Material provided:
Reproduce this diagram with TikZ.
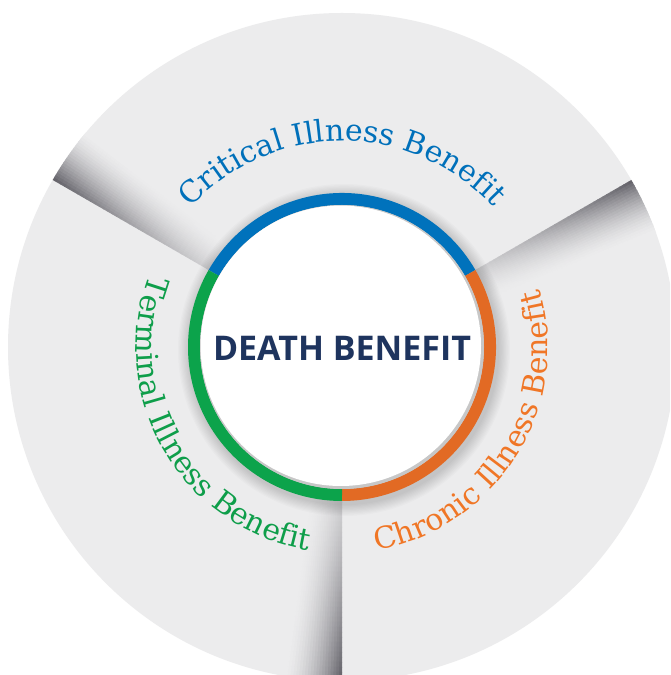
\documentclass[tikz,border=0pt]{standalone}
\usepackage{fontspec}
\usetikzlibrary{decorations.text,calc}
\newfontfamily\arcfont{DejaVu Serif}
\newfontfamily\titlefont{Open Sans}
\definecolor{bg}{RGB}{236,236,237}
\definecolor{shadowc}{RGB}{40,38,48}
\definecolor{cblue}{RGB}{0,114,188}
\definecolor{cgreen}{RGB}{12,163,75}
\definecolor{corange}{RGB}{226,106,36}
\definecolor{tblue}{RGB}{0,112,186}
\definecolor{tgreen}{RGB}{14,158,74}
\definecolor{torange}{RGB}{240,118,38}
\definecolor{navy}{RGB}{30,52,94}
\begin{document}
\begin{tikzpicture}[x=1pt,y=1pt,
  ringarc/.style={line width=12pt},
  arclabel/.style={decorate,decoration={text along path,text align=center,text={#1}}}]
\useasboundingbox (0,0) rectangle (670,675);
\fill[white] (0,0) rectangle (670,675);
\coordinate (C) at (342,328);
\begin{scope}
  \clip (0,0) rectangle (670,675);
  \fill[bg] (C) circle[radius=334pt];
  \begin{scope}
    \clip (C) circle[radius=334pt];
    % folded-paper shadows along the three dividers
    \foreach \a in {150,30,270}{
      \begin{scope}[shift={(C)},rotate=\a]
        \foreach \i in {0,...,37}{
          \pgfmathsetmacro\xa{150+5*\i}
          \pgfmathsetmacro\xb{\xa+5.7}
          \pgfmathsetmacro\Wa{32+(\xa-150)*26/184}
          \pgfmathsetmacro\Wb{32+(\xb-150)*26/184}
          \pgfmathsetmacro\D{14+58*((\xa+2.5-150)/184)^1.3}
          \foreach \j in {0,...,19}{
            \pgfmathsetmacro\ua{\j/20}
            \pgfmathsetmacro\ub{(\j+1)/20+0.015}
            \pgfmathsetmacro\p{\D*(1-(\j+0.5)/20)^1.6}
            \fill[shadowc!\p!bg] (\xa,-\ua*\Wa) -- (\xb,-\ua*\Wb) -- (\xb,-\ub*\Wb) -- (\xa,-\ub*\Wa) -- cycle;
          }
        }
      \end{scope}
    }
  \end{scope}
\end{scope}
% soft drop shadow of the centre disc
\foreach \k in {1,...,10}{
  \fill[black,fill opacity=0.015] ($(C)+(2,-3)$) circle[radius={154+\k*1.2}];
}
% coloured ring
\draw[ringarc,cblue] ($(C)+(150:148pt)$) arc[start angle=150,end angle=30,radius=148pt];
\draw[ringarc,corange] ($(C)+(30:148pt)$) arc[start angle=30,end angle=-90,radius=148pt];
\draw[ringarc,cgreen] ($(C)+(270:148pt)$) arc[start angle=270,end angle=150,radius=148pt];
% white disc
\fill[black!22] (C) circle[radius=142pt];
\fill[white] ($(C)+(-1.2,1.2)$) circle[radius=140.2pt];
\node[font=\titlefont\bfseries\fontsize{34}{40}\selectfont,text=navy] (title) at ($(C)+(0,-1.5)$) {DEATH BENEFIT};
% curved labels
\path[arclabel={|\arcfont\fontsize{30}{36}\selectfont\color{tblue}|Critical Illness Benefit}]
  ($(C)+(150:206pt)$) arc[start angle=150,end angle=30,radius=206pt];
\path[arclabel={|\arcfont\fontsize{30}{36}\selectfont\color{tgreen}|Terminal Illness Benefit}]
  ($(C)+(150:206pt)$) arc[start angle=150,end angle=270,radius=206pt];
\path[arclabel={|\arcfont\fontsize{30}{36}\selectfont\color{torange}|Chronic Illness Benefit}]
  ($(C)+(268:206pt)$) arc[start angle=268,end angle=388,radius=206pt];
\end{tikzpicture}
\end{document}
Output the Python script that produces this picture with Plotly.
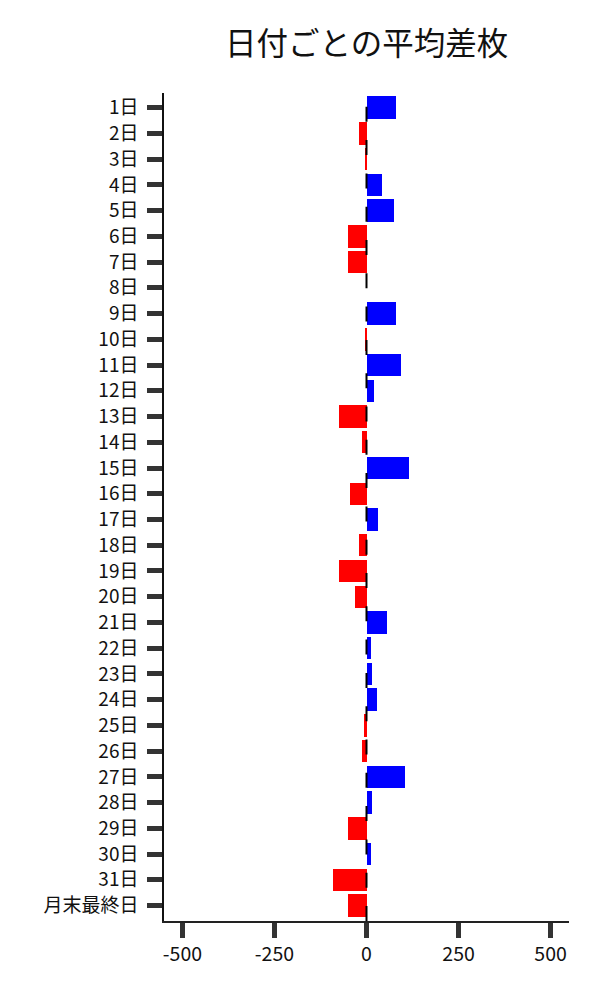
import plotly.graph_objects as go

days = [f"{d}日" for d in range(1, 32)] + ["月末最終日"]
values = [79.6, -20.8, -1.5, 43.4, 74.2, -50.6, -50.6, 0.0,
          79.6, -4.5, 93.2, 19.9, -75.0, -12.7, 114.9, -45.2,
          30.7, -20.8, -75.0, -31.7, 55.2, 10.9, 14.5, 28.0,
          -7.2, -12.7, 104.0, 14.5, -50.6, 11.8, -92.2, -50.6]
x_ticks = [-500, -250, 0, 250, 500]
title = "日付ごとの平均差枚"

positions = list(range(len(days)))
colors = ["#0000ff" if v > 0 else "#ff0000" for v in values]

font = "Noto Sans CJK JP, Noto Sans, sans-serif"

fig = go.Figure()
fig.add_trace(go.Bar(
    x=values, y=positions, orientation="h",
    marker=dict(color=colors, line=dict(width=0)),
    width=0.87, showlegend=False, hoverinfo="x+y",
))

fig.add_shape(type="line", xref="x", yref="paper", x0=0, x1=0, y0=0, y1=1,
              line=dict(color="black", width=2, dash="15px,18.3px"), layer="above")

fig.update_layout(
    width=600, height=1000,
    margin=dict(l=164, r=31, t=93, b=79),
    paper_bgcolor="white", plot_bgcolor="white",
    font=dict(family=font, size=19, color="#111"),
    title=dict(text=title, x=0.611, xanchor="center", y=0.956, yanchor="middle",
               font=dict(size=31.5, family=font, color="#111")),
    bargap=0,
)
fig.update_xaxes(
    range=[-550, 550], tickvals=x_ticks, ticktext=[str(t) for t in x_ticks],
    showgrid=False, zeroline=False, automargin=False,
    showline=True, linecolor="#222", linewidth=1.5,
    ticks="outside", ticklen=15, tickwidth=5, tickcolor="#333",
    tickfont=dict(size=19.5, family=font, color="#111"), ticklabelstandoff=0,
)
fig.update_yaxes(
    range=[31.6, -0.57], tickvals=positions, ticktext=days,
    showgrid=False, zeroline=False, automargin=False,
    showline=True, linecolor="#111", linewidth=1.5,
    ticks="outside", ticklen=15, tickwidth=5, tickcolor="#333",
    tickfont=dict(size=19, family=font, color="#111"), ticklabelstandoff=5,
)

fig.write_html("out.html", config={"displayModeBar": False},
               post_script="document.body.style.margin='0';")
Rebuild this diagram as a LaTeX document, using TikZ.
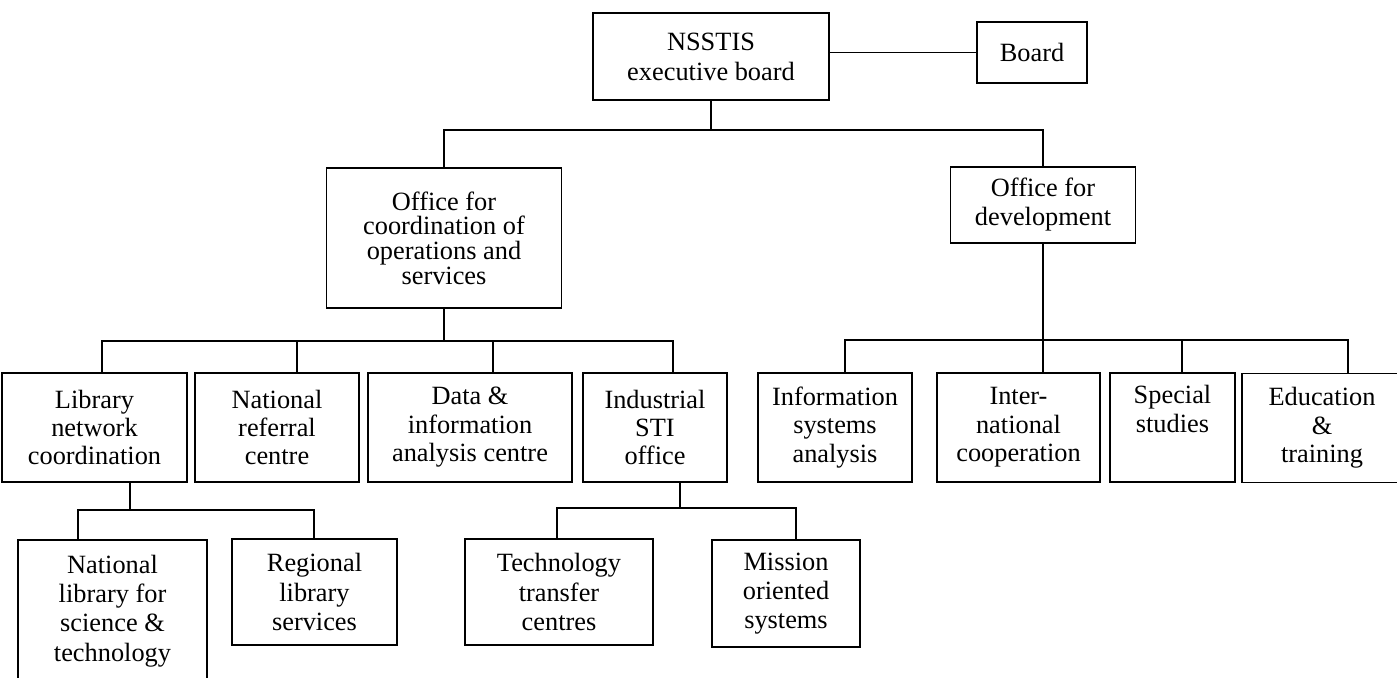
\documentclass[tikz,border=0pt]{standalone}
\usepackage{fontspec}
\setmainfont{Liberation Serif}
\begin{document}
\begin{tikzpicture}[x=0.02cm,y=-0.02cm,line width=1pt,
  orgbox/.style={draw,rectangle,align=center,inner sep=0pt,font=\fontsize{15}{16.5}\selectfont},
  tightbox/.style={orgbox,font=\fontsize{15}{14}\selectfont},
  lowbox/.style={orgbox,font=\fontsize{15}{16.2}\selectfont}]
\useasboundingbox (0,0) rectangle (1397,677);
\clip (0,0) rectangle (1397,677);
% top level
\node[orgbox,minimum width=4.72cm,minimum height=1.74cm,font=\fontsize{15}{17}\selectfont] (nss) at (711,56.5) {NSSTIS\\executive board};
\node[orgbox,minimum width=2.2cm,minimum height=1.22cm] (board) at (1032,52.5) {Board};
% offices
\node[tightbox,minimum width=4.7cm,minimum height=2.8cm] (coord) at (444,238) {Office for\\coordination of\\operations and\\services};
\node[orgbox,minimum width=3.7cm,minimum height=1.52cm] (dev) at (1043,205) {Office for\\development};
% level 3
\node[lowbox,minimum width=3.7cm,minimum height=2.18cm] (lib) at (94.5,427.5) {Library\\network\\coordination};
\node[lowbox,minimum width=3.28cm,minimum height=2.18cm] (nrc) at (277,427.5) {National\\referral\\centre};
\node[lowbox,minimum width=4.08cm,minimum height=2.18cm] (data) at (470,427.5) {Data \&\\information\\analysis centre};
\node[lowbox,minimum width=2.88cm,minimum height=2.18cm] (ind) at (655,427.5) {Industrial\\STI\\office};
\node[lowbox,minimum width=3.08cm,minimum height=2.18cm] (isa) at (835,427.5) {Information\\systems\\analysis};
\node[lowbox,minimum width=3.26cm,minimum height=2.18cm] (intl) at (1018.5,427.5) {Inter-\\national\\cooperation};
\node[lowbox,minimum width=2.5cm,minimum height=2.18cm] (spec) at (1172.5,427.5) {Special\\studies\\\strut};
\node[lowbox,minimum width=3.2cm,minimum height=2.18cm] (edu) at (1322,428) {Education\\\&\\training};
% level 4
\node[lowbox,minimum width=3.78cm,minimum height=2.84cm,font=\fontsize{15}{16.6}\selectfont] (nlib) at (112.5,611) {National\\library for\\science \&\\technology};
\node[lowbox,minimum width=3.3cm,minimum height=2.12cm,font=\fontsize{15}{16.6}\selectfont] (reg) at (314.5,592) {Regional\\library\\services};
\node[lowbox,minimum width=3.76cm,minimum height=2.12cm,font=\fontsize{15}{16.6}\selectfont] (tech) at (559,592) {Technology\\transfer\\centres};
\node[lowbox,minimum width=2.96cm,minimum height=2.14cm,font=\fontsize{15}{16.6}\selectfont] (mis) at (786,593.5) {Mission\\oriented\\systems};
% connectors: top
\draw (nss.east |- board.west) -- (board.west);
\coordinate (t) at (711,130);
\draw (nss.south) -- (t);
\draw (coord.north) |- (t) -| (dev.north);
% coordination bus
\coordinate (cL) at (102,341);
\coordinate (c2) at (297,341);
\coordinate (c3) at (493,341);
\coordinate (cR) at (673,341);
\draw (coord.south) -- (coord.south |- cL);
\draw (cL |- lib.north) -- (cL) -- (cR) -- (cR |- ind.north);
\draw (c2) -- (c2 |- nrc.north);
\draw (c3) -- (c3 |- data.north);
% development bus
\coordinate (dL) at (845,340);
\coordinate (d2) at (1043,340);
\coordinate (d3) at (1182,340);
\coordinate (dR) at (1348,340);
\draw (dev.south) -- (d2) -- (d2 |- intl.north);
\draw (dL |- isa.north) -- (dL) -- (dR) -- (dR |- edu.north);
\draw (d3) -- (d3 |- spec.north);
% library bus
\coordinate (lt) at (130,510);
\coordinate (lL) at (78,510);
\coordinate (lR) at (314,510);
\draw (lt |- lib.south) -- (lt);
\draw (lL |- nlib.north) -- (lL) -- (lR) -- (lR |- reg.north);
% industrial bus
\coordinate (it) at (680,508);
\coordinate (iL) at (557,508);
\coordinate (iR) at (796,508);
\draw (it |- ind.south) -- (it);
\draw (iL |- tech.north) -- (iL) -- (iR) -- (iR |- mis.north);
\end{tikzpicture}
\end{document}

Aim: Select every line in the records above that contains the word "diagram".

Response for this exercise:
Reproduce this diagram with TikZ.
Rebuild this diagram as a LaTeX document, using TikZ.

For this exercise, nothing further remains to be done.